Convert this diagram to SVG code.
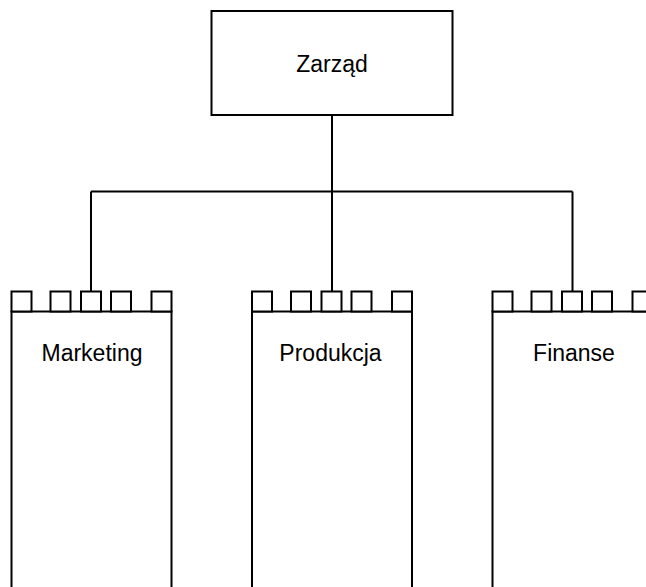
<svg xmlns="http://www.w3.org/2000/svg" width="646" height="587" viewBox="0 0 646 587">
<style>
.s{fill:#fff;stroke:#000;stroke-width:2}
.c{fill:none;stroke:#000;stroke-width:2}
.t{font-family:"Liberation Sans",Arial,sans-serif;font-size:23px;fill:#000;text-anchor:middle}
</style>
<defs>
<g id="dept">
<rect class="s" x="0" y="20" width="160" height="300"/>
<rect class="s" x="0" y="0" width="20" height="20"/>
<rect class="s" x="39" y="0" width="20" height="20"/>
<rect class="s" x="69.5" y="0" width="20" height="20"/>
<rect class="s" x="99.5" y="0" width="20" height="20"/>
<rect class="s" x="140" y="0" width="20" height="20"/>
</g>
</defs>
<rect width="646" height="587" fill="#fff"/>
<g id="connectors">
<path class="c" d="M332 115V191.5"/>
<path class="c" d="M91 191.5H572.5"/>
<path class="c" d="M91 191.5V291"/>
<path class="c" d="M332 191.5V291"/>
<path class="c" d="M572.5 191.5V291"/>
</g>
<g id="zarzad">
<rect class="s" x="211.5" y="11" width="241" height="104"/>
<text class="t" x="332" y="72">Zarząd</text>
</g>
<g id="marketing">
<use href="#dept" x="11.5" y="291.5"/>
<text class="t" x="92" y="361">Marketing</text>
</g>
<g id="produkcja">
<use href="#dept" x="252" y="291.5"/>
<text class="t" x="330.5" y="361">Produkcja</text>
</g>
<g id="finanse">
<use href="#dept" x="492.5" y="291.5"/>
<text class="t" x="574" y="361">Finanse</text>
</g>
</svg>
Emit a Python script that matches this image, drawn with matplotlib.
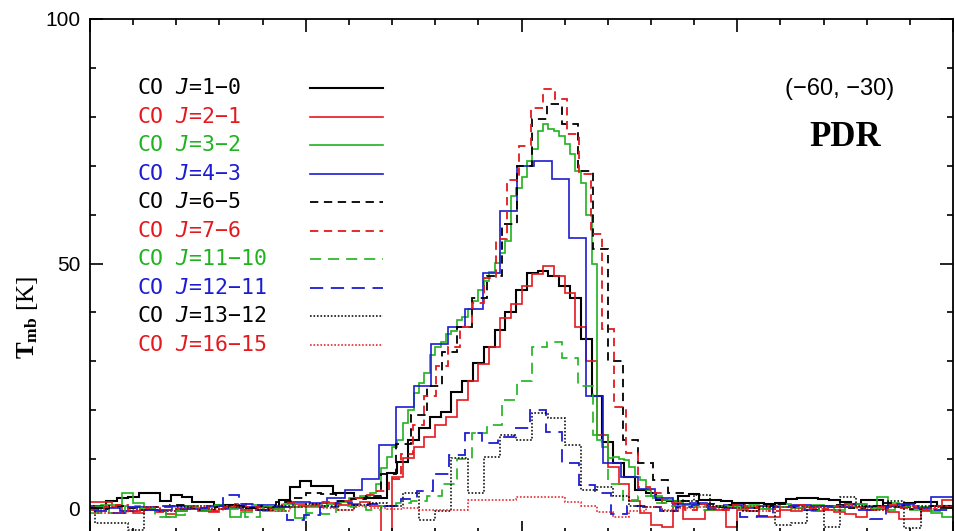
import numpy as np
import matplotlib
matplotlib.use('Agg')
import matplotlib.pyplot as plt
from matplotlib.ticker import MultipleLocator

plt.rcParams['font.family'] = ['Liberation Sans', 'DejaVu Sans']
plt.rcParams['mathtext.fontset'] = 'custom'
plt.rcParams['mathtext.rm'] = 'DejaVu Sans Mono'
plt.rcParams['mathtext.it'] = 'DejaVu Sans Mono:oblique'
plt.rcParams['mathtext.bf'] = 'Liberation Serif:bold'
plt.rcParams['lines.scale_dashes'] = False

# spectra: start velocity, channel width (km/s) and T_mb values (K)
co10_v0, co10_dv = -10.25, 0.5
co10 = [0.0, 0.3, 1.5, 2.0, 2.2, 3.0, 3.0, 1.4, 2.6, 2.2,
        1.2, 1.2, 0.6, 0.6, 0.2, 0.0, 0.3, 0.1, 1.6, 4.3,
        5.5, 4.5, 4.5, 3.0, 3.0, 2.0, 2.0, 2.0, 7.1, 9.4,
        13.9, 16.3, 18.6, 19.6, 23.7, 26.0, 29.6, 33.0, 36.5, 40.0,
        44.5, 48.0, 48.5, 47.5, 45.5, 43.0, 34.5, 23.0, 13.5, 9.2,
        6.3, 3.7, 3.0, 1.6,
        1.5, 2.5, 2.8, 1.6, 1.6, 1.4, 1.0, 1.0, 1.1, 0.9,
        1.0, 1.8, 2.0, 2.0, 1.9, 1.7, 1.2, 0.9, 1.6, 1.6,
        0.5, 0.4, 1.0, 1.3, 1.2, 0.4, 0.4, 0.4]

co21_v0, co21_dv = -10.0, 0.5
co21 = [1.2, 1.2, 0.2, -0.5, -1.0, -0.4, -0.6, -1.2, -0.5, 0.3,
        -0.5, -0.8, -0.2, 0.4, -0.3, 0.3, 0.5, -0.2, 0.2, 0.8,
        0.5, 0.4, 1.0, 0.6, 0.8, 1.2, 0.4, -6.5,
        6.3, 10.2, 12.5, 14.5, 17.0, 18.6, 22.0, 26.0, 29.5, 33.0,
        38.8, 41.8, 45.5, 47.8, 49.5, 47.5, 44.0, 37.0, 30.0, 15.0,
        8.4, 5.0, 1.5, -1.0, -3.5, -3.9,
        1.0, -2.2, -2.2, -0.4, -0.4, -3.9, -0.4, -0.6, -1.8, -1.8,
        -0.4, -0.5, 0.2, -0.6, -0.3, -0.8, -1.2, -1.8, -0.4, -0.2,
        -0.8, -2.2, -2.2, -0.6, 0.4, 1.6]

# CO 3-2 has finer channels across the line
co32_left_v0, co32_left_dv = -10.0, 0.5
co32_left = [-1.0, 0.6, 0.6, 3.0, 1.0, 0.0, -0.5, -1.8, -0.3, 0.4,
             -0.2, 0.3, 0.5, -1.8, -0.8, 0.6, -0.6, -0.2, 0.8, -2.0,
             0.3, 0.2, 0.8, 1.2, 2.0, 2.5]
co32_core_v0, co32_core_dv = 3.0, 0.25
co32_core = [3.0, 5.0, 8.2, 10.4, 12.5, 13.9, 17.3, 20.0, 23.5, 25.5,
             27.6, 31.2, 33.0, 34.0, 35.5, 36.3, 38.4, 39.0, 40.8, 42.4,
             44.5, 46.5, 48.2, 50.2, 52.2, 54.7, 63.9, 65.5, 67.6, 71.0,
             73.5, 77.1, 78.6, 77.6, 77.1, 76.1, 74.5, 72.4, 69.0, 66.5,
             60.0, 50.0, 14.0, 12.5, 10.2, 10.4, 10.0, 9.8, 8.4, 6.3,
             5.7, 3.7]
co32_right_v0, co32_right_dv = 16.0, 0.5
co32_right = [2.5, 1.6, 1.5, 0.6, 0.8, 0.3, 0.4, 0.2, 0.5, 0.3,
              -0.2, 0.4, 0.8, 0.0, 0.3, 0.6, 0.2, -0.3, 0.5, 0.8,
              0.4, 2.2, 1.0, 0.2, -0.4, 0.3, -1.0, -1.8]

co43_v0, co43_dv = -10.2, 0.8
co43 = [0.5, 0.0, -0.5, 0.2, -0.3, 0.4, -0.2, 0.5, 0.0, 0.3,
        0.6, 0.2, 1.2, 1.0, 2.0, 3.7, 6.0, 12.9, 20.6, 25.0,
        33.5, 37.0, 40.8, 48.0, 60.8, 70.0, 71.0, 67.3, 55.3, 23.0,
        9.2, 6.3, 4.0, 2.0, 0.8,
        1.0, 0.3, 0.6, 0.0, 0.4, 0.2, 0.7, 0.5, 0.2, 0.8,
        0.3, 0.5, 0.9, 0.1, 2.2, 2.2]

co65_v0, co65_dv = -10.5, 0.7
co65 = [0.3, -0.2, 0.5, 0.0, -0.4, 0.3, 0.6, 0.1, -0.3, 0.2,
        0.4, 0.0, 0.5, 1.2, 2.0, 3.0, 2.8, 1.5, 1.8, 2.5,
        7.0, 13.0, 19.0, 25.0, 32.0, 37.0, 43.0, 47.5, 58.0, 70.0,
        79.5, 82.7, 78.6, 69.0, 53.0, 30.0, 13.9, 9.3, 5.7, 3.0,
        1.5, 0.8, 0.3, 0.6, 0.0, 0.4, 0.9, 0.2, -0.3, 0.5,
        0.7, 0.1, 0.4, 1.0, 0.3, -0.2, 0.5, 0.2]

co76_v0, co76_dv = -10.45, 0.55
co76 = [0.4, -0.3, 0.2, 0.6, -0.5, 0.0, -0.8, 0.3, -0.2, 0.5,
        0.1, -0.6, 0.2, 0.8, 0.3, -0.3, 0.5, 1.0, 0.4, 0.6,
        1.2, 0.8, 1.5, 2.0, 2.6, 3.5,
        6.0, 11.0, 17.0, 23.0, 29.0, 33.0, 37.0, 42.0, 47.0, 55.0,
        67.0, 74.0, 81.8, 85.7, 83.7, 76.5, 68.4, 56.0, 36.7, 20.6,
        11.2, 4.3, 3.0, 1.0,
        0.5, -0.4, 0.8, 0.2, -0.3, 0.6, 0.0, 0.4, -0.5, 0.3,
        0.7, 0.1, -0.2, 0.5, 0.9, 0.2, -0.4, 0.3, 0.6, 0.0,
        0.4, -0.3, 0.5, 0.2]

co1110_v0, co1110_dv = -10.5, 0.7
co1110 = [-0.5, 0.2, -1.0, 0.5, 0.0, -1.8, -1.5, 0.3, -0.4, 0.6,
          -0.2, -1.8, 0.4, -0.6, 0.2, -1.0, -1.2, 0.5, 0.3, -0.4,
          0.5, 1.0, 1.5, 2.5, 5.0, 10.0, 15.3, 17.0, 22.0, 26.0,
          33.0, 34.0, 30.6, 25.0, 15.0, 5.0, 1.6, 2.5, 1.0,
          0.5, 0.2, -0.3, 0.4, 0.0, 0.6, -0.2, 0.3, 0.1, -0.5,
          0.4, 0.2, 0.8, 0.0, -0.3, 0.5, 0.3, -0.6, 0.1]

co1211_v0, co1211_dv = -10.6, 0.75
co1211 = [0.3, -0.5, -1.0, 0.2, -0.3, 0.5, -0.2, 0.0, 0.4, 2.6,
          0.8, -0.3, 0.2, -2.4, -1.5, 0.3, 1.0, 0.6, 0.8,
          0.5, 1.8, 3.5, 7.0, 10.8, 15.3, 13.3, 14.5, 16.3, 20.0,
          15.5, 9.2, 4.7, 3.0, -1.2, 0.5,
          0.2, -0.5, 0.3, 0.6, -0.2, 0.0, -1.8, -1.6, 0.3, 0.4,
          -0.3, 0.5, 0.2, -0.4, -2.2, 0.3, 0.6, 0.1, -0.3, 0.4]

co1312_v0, co1312_dv = -10.5, 0.75
co1312 = [0.5, -3.0, -3.0, -4.5, 0.3, -0.5, 0.2, 0.4, -0.2, 0.6,
          0.0, -0.3, 0.5, 0.2, 0.8, 0.4, -0.3, 0.6, 1.0,
          0.5, 3.0, -2.4, -0.5, 10.2, 3.0, 10.4, 15.0, 13.9, 19.4,
          18.4, 12.9, 3.7, 4.3, 2.5, 0.5,
          0.3, -0.5, 1.5, 2.6, 0.4, 0.0, -0.5, 0.2, -3.5, -3.0,
          0.3, -3.9, 2.2, 0.5, -0.3, 1.5, -4.0, 0.4, 0.2, -0.5]

co1615_v0, co1615_dv = -10.5, 0.75
co1615 = [0.3, -1.0, -1.0, -0.3, 0.2, -0.5, 0.0, 0.4, -0.2, 0.3,
          -0.4, 0.1, -0.6, 0.2, 0.5, 0.0, -0.3, 0.4, 0.1,
          -0.2, 0.0, -0.3, -0.3, -0.3, 1.6, 1.6, 1.6, 2.2, 2.2,
          2.2, 1.2, 0.5, -0.8, -1.8, -0.5,
          0.2, -0.4, 0.1, 0.3, -0.2, 0.0, 0.4, -0.5, 0.2, -0.1,
          0.3, -0.3, 0.5, 0.0, -0.4, 0.2, 0.1, -0.2, 0.3, 0.0]

labels = ['CO $J$=1\u22120', 'CO $J$=2\u22121', 'CO $J$=3\u22122', 'CO $J$=4\u22123',
          'CO $J$=6\u22125', 'CO $J$=7\u22126', 'CO $J$=11\u221210', 'CO $J$=12\u221211',
          'CO $J$=13\u221212', 'CO $J$=16\u221215']

red = '#e3191e'
green = '#1fb31f'
blue = '#1c1cd2'
colors = ['black', red, green, blue, 'black', red, green, blue, 'black', red]
styles = ['-', '-', '-', '-', (0, (6, 4)), (0, (6, 4)), (0, (8, 5)), (0, (9.5, 5.5)),
          (0, (1.2, 1.3)), (0, (1.2, 1.3))]
widths = [1.5, 1.2, 1.2, 1.2, 1.3, 1.3, 1.2, 1.3, 1.1, 1.1]


def channels(*segments):
    # join (v0, dv, values) pieces into one set of channel edges
    edges = []
    vals = []
    for v0, dv, v in segments:
        e = v0 + dv * np.arange(len(v) + 1)
        if edges:
            e = e[1:]
        edges.extend(e)
        vals.extend(v)
    return np.array(vals), np.array(edges)


spectra = [
    channels((co10_v0, co10_dv, co10)),
    channels((co21_v0, co21_dv, co21)),
    channels((co32_left_v0, co32_left_dv, co32_left),
             (co32_core_v0, co32_core_dv, co32_core),
             (co32_right_v0, co32_right_dv, co32_right)),
    channels((co43_v0, co43_dv, co43)),
    channels((co65_v0, co65_dv, co65)),
    channels((co76_v0, co76_dv, co76)),
    channels((co1110_v0, co1110_dv, co1110)),
    channels((co1211_v0, co1211_dv, co1211)),
    channels((co1312_v0, co1312_dv, co1312)),
    channels((co1615_v0, co1615_dv, co1615)),
]

fig = plt.figure(figsize=(9.55, 5.31), dpi=100)
ax = fig.add_axes([90 / 955, -3 / 531, 863 / 955, 515 / 531])

for (vals, edges), c, ls, lw in zip(spectra, colors, styles, widths):
    ax.stairs(vals, edges, color=c, linestyle=ls, linewidth=lw, baseline=None)

ax.set_xlim(-10, 30)
ax.set_ylim(-5.3, 100)
ax.xaxis.set_major_locator(MultipleLocator(10))
ax.xaxis.set_minor_locator(MultipleLocator(2))
ax.yaxis.set_major_locator(MultipleLocator(50))
ax.yaxis.set_minor_locator(MultipleLocator(10))
ax.tick_params(which='both', direction='in', top=True, right=True,
               labelbottom=False, width=1.2, labelsize=15, pad=7)
ax.tick_params(which='major', length=9.5)
ax.tick_params(which='minor', length=4.5)
for s in ax.spines.values():
    s.set_linewidth(1.3)

# legend drawn by hand: text on the left, line sample on the right
for i, (lab, c, ls, lw) in enumerate(zip(labels, colors, styles, widths)):
    y = (534 - (88 + 28.55 * i)) / 515
    ax.text(0.0545, y, lab, transform=ax.transAxes, color=c, fontsize=15.5,
            va='center', ha='left', family=['DejaVu Sans Mono', 'DejaVu Sans'])
    ax.plot([0.255, 0.34], [y, y], transform=ax.transAxes, color=c,
            linestyle=ls, linewidth=lw)

ax.text((840 - 90) / 863, (534 - 89) / 515, '(\u221260, \u221230)', transform=ax.transAxes,
        fontsize=17, ha='center', va='center')
ax.text((845 - 90) / 863, (534 - 137) / 515, 'PDR', transform=ax.transAxes,
        fontsize=25, ha='center', va='center', weight='bold', family='Liberation Serif')

fig.text(27 / 955, 1 - 318 / 531, r'$\mathbf{T_{mb}}$ [K]', rotation=90,
         ha='center', va='center', fontsize=18, family='Liberation Serif')

fig.savefig('out.png', dpi=100)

#####

- _DO THIS_
Keep the images out of the copy. Repeat word for word only the lines from the one containing "Emit a Python" through the one containing "plt.rcParams['lines.scale_dashes'] = False", both ends included.

- _ANSWER FOR THIS EXERCISE_
Emit a Python script that matches this image, drawn with matplotlib.
import numpy as np
import matplotlib
matplotlib.use('Agg')
import matplotlib.pyplot as plt
from matplotlib.ticker import MultipleLocator

plt.rcParams['font.family'] = ['Liberation Sans', 'DejaVu Sans']
plt.rcParams['mathtext.fontset'] = 'custom'
plt.rcParams['mathtext.rm'] = 'DejaVu Sans Mono'
plt.rcParams['mathtext.it'] = 'DejaVu Sans Mono:oblique'
plt.rcParams['mathtext.bf'] = 'Liberation Serif:bold'
plt.rcParams['lines.scale_dashes'] = False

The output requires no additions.